Of all the times I’ve tried, I’ve never quite been able to capture my experiences at Westwind, and it’s an experience without which I would not be the person I am today. Westwind Outdoor School outside Lincoln City, Oregon is a camp for middle school kids, where they learn about the environment first hand, but it means so much more to counselors, students, teachers and staff. This is my best attempt at capturing my experience as a counselor:
I sing to the firelight, an arm around a friend on each side. We sway as our voices jumble together, none of us knowing every word. As I miss a line, Shark and Chirp sing on for me, and I do the same for them. Dozens of tiny faces around the fire gaze into its light or straight at us. The three of us singing get the last song of the campfire and of the week. This campfire marks the end of one of the best weeks of my life. Each counselor had worked all week to make each kid’s outdoor experience a great one, and enjoy the camp in the process. We had all laughed, sung, and given every shred of energy for the kids whose faces are now illuminated by the fire, uncommonly silent.
Rewind to the beginning, tumbling headlong into an unknown adventure with a group of friends. It all started with a 3 am wake up call, laughs on the bus and a flight to a place a few states away. New faces met us before we arrived, two of which I will later sing alongside at the closing campfire. Everyone gains a new identity with our camp names. Meet Hocus, Wolf, Gazelle, Eggy, Toadie, Crawdad, Pascal, Shark, Chirp and many more. Meet the kids, all hundred and fourteen of them, and each counselor who is responsible for eight of them. Each of us meet our new cabin families, and the adventure begins. For four and a half days our schedules are packed to the minute with trees, sand, sea creatures, and more for the kids to discover, and we sang them through it all.

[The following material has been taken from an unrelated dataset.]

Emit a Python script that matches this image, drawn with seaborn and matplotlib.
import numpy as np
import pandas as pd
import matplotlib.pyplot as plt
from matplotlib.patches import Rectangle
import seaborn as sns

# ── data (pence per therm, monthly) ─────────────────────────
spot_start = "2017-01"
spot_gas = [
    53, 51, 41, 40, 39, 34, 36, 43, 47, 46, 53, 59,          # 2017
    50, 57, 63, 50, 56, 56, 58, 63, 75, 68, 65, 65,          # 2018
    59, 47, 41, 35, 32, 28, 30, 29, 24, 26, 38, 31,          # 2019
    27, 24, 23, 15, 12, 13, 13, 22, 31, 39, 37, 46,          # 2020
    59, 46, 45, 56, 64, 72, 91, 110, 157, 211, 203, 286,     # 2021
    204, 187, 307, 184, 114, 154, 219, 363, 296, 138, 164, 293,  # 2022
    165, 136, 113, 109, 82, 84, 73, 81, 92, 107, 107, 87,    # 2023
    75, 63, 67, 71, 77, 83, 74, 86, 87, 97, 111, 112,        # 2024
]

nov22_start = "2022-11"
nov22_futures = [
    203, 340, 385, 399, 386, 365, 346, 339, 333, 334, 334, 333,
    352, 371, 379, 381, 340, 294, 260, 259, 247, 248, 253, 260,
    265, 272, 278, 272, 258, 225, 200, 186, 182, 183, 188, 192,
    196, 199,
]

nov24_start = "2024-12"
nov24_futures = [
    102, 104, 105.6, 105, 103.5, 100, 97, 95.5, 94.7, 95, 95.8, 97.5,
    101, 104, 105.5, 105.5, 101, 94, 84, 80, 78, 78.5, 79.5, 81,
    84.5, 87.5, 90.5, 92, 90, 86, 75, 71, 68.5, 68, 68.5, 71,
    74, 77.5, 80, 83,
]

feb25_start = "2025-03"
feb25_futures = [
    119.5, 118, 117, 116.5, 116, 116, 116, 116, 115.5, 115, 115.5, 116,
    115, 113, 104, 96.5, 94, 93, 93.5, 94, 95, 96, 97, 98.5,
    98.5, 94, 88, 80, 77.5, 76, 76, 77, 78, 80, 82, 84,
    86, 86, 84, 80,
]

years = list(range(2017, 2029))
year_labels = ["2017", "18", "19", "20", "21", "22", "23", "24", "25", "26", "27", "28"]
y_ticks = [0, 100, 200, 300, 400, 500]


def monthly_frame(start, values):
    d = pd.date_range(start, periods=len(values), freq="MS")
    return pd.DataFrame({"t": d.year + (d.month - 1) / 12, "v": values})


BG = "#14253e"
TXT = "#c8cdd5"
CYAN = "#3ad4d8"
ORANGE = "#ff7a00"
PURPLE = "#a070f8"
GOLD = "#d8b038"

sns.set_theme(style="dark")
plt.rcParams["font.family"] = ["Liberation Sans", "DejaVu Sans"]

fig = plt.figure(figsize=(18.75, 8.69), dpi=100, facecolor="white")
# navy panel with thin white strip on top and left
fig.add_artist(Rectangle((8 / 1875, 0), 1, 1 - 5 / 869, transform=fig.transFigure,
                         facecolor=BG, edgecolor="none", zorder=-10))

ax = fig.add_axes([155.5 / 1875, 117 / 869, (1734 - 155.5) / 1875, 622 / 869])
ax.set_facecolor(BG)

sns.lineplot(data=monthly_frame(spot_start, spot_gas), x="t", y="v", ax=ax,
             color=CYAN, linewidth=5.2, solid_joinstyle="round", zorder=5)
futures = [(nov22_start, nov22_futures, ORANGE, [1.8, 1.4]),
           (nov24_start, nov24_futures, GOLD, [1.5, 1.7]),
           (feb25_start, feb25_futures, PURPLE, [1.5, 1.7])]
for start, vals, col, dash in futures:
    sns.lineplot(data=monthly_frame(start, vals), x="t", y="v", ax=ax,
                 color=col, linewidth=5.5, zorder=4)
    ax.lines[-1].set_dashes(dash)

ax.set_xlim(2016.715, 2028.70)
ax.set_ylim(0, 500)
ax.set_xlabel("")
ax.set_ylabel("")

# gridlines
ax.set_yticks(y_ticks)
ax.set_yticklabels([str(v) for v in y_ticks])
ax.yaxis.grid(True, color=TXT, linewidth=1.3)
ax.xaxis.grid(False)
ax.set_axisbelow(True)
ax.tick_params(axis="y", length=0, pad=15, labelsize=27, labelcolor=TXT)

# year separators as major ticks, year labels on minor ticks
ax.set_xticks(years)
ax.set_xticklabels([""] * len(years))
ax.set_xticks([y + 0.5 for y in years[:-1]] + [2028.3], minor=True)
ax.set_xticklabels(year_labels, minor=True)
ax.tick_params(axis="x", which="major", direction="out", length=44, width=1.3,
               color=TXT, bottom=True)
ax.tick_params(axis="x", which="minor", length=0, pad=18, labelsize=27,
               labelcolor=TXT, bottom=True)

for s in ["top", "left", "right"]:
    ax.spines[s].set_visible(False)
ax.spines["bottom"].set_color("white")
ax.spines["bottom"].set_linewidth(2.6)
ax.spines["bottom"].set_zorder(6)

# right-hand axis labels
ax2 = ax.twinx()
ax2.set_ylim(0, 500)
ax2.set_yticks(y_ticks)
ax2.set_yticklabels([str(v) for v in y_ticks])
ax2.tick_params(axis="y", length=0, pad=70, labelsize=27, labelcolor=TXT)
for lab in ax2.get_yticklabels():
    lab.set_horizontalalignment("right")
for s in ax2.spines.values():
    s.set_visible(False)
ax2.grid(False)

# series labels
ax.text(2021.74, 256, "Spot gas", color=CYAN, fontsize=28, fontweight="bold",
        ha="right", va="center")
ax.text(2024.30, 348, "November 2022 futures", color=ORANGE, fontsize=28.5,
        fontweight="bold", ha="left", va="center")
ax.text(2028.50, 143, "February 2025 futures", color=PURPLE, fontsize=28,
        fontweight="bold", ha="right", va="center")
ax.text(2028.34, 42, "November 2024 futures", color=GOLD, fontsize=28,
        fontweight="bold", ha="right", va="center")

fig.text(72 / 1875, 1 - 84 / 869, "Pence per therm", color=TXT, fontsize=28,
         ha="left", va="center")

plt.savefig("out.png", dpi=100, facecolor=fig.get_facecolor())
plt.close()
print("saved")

Guiding, supervising, teaching, and tending to the needs of eight kids, whose names I will never forget, was the greatest adventure and challenge I’ve ever faced; watching them discover another world outside the classroom walls was worth every second, every ache and every grain of sand in my shoe. And I found I had changed too, discovered a side of myself I had never known, and I saw the same in the other counselors.

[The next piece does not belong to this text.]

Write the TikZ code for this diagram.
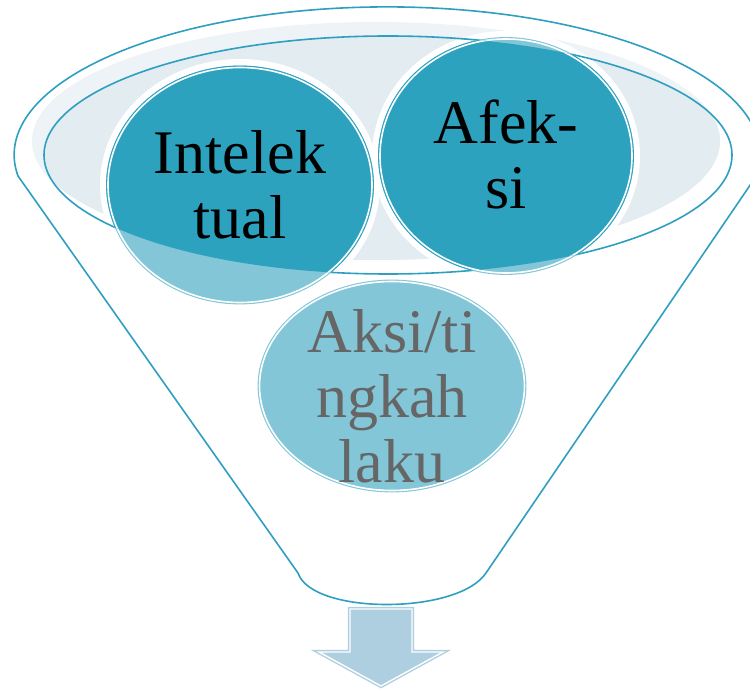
\documentclass[tikz,border=0pt]{standalone}
\usepackage{fontspec}
\setmainfont{Liberation Serif}
\usepackage{tikz}
\usetikzlibrary{shapes.geometric}

\definecolor{funnelline}{HTML}{2E9FC0}
\definecolor{tealdark}{HTML}{2CA2BF}
\definecolor{tealpale}{HTML}{82C6D7}
\definecolor{mouthshade}{HTML}{E3ECF1}
\definecolor{rimshade}{HTML}{EDF3F6}
\definecolor{arrowfill}{HTML}{ADCFDF}
\definecolor{aksigray}{HTML}{666666}

\begin{document}
\begin{tikzpicture}[x=1pt,y=1pt,
  bubble/.style={ellipse, inner sep=0pt, line width=1.1pt, double=white, double distance=1.6pt},
  bubbletext/.style={align=center, inner sep=0pt, font=\fontsize{62}{65}\selectfont},
  rim/.style={draw=funnelline, line width=1.6pt}]
  \useasboundingbox (0,0) rectangle (750,689);
  \coordinate (mouth) at (388,534);
  \coordinate (intelC) at (240,504);
  \coordinate (afekC) at (506,533);
  \coordinate (aksiC) at (392,303);

  % funnel body
  \draw[rim] (18,513) arc[start angle=188.2, end angle=-8.2, x radius=373, y radius=148]
    -- (486,116) .. controls (458,74) and (312,74) .. (298,116) -- cycle;

  % liquid surface
  \fill[rimshade] (376,548) ellipse [x radius=344, y radius=119];
  \begin{scope}
    \clip (mouth) ellipse [x radius=344, y radius=119];
    \fill[mouthshade] (376,548) ellipse [x radius=344, y radius=119];
  \end{scope}
  \fill[white] (intelC) ellipse [x radius=140, y radius=126];
  \fill[white] (afekC) ellipse [x radius=134, y radius=125];
  \draw[rim] (mouth) ellipse [x radius=344, y radius=119];

  % bubbles
  \node[bubble, draw=tealpale, fill=tealpale, minimum width=264pt, minimum height=235pt] (intel) at (intelC) {};
  \node[bubble, draw=tealpale, fill=tealpale, minimum width=252pt, minimum height=234pt] (afek) at (afekC) {};
  \begin{scope}
    \clip (mouth) ellipse [x radius=344, y radius=119];
    \node[bubble, draw=tealdark, fill=tealdark, minimum width=264pt, minimum height=235pt] (intelTop) at (intelC) {};
    \node[bubble, draw=tealdark, fill=tealdark, minimum width=252pt, minimum height=234pt] (afekTop) at (afekC) {};
  \end{scope}
  \node[bubble, draw=tealpale, fill=tealpale, minimum width=265pt, minimum height=209pt] (aksi) at (aksiC) {};

  \node[bubbletext] (intelLabel) at (intel) {Intelek\\tual};
  \node[bubbletext, yshift=2pt] (afekLabel) at (afek) {Afek-\\si};
  \node[bubbletext, text=aksigray, yshift=-10pt] (aksiLabel) at (aksi) {Aksi/ti\\ngkah\\laku};

  % outflow arrow
  \draw[draw=arrowfill, fill=arrowfill, line width=1.4pt, double=white, double distance=1.4pt]
    (350,80) -- (412,80) -- (412,37) -- (443,37) -- (381,3) -- (319,37) -- (350,37) -- cycle;
\end{tikzpicture}
\end{document}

At Westwind, I learned what it meant to serve, and experienced the strength that that lent me. I learned that when I am working for the sake of another person, or in this case my cabin of sixth graders, I have a reservoir of energy and happiness deeper than I ever thought possible. I learned how to keep moving forward through challenges, and to act even when I am unsure of myself. I learned to “fake it ‘til you make it,” and that a weary, fake smile to make another happy truly can turn my fake smile into a real one. Finally, I learned that relying on the staff and my fellow counselors when I inevitably screwed up is a strength, not a weakness.
In the midst of everything, I never thought it would end. I made amazing new friends in both old and new faces, spent a week in the outdoors helping kids explore, and discovered so much about the world. Yet every “river carves its way down to the ocean,” and I found myself at the final campfire, singing from my heart with friends on all sides. So I will “sing for the friends [I’ve] made, wherever they are” because “a million tomorrows shall all pass away/ Ere I forget all the joys that are mine today.”